Work to do = Write out each line that follows exactly as it stands, without the pictures.
-- start Dataset content --
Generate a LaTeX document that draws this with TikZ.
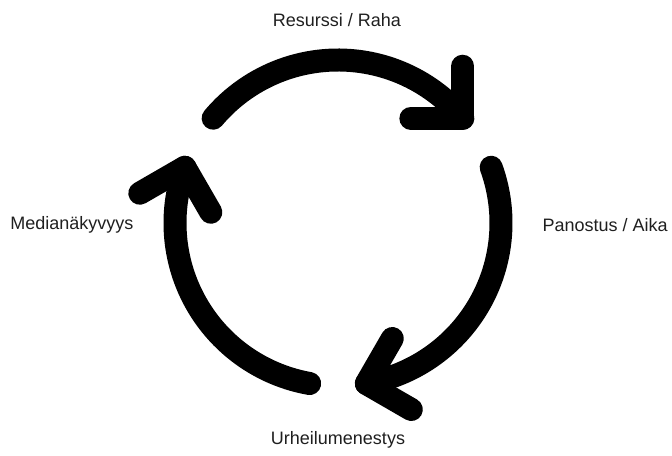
\documentclass[tikz,border=0pt]{standalone}
\usepackage{fontspec}
\setmainfont{Liberation Sans}
\begin{document}
\begin{tikzpicture}[x=0.75pt,y=0.75pt,
  cyc/.style={line width=17.25pt,line cap=round,line join=round,black},
  lbl/.style={font=\fontsize{13.5pt}{16pt}\selectfont,text=black!88,inner sep=0pt}]
\useasboundingbox (0,0) rectangle (672,456);
\coordinate (C) at (338,233);
% arcs
\draw[cyc] ([shift={(140:163)}]C) arc[start angle=140,end angle=40,radius=163];
\coordinate (t1) at ([shift={(40:163)}]C);
\draw[cyc] ([shift={(90:52)}]t1) -- (t1) -- ([shift={(180:52)}]t1);
\draw[cyc] ([shift={(20:163)}]C) arc[start angle=20,end angle=-80,radius=163];
\coordinate (t2) at ([shift={(-80:163)}]C);
\draw[cyc] ([shift={(-30:52)}]t2) -- (t2) -- ([shift={(60:52)}]t2);
\draw[cyc] ([shift={(-100:163)}]C) arc[start angle=-100,end angle=-200,radius=163];
\coordinate (t3) at ([shift={(160:163)}]C);
\draw[cyc] ([shift={(210:52)}]t3) -- (t3) -- ([shift={(300:52)}]t3);
% labels
\node[lbl] (res) at (337,436) {Resurssi / Raha};
\node[lbl,anchor=east] (pan) at (668,231) {Panostus / Aika};
\node[lbl,anchor=west] (med) at (10,231) {Medianäkyvyys};
\node[lbl] (urh) at (338,16) {Urheilumenestys};
\end{tikzpicture}
\end{document}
-- end Dataset content --
Final result =
Generate a LaTeX document that draws this with TikZ.
\documentclass[tikz,border=0pt]{standalone}
\usepackage{fontspec}
\setmainfont{Liberation Sans}
\begin{document}
\begin{tikzpicture}[x=0.75pt,y=0.75pt,
  cyc/.style={line width=17.25pt,line cap=round,line join=round,black},
  lbl/.style={font=\fontsize{13.5pt}{16pt}\selectfont,text=black!88,inner sep=0pt}]
\useasboundingbox (0,0) rectangle (672,456);
\coordinate (C) at (338,233);
% arcs
\draw[cyc] ([shift={(140:163)}]C) arc[start angle=140,end angle=40,radius=163];
\coordinate (t1) at ([shift={(40:163)}]C);
\draw[cyc] ([shift={(90:52)}]t1) -- (t1) -- ([shift={(180:52)}]t1);
\draw[cyc] ([shift={(20:163)}]C) arc[start angle=20,end angle=-80,radius=163];
\coordinate (t2) at ([shift={(-80:163)}]C);
\draw[cyc] ([shift={(-30:52)}]t2) -- (t2) -- ([shift={(60:52)}]t2);
\draw[cyc] ([shift={(-100:163)}]C) arc[start angle=-100,end angle=-200,radius=163];
\coordinate (t3) at ([shift={(160:163)}]C);
\draw[cyc] ([shift={(210:52)}]t3) -- (t3) -- ([shift={(300:52)}]t3);
% labels
\node[lbl] (res) at (337,436) {Resurssi / Raha};
\node[lbl,anchor=east] (pan) at (668,231) {Panostus / Aika};
\node[lbl,anchor=west] (med) at (10,231) {Medianäkyvyys};
\node[lbl] (urh) at (338,16) {Urheilumenestys};
\end{tikzpicture}
\end{document}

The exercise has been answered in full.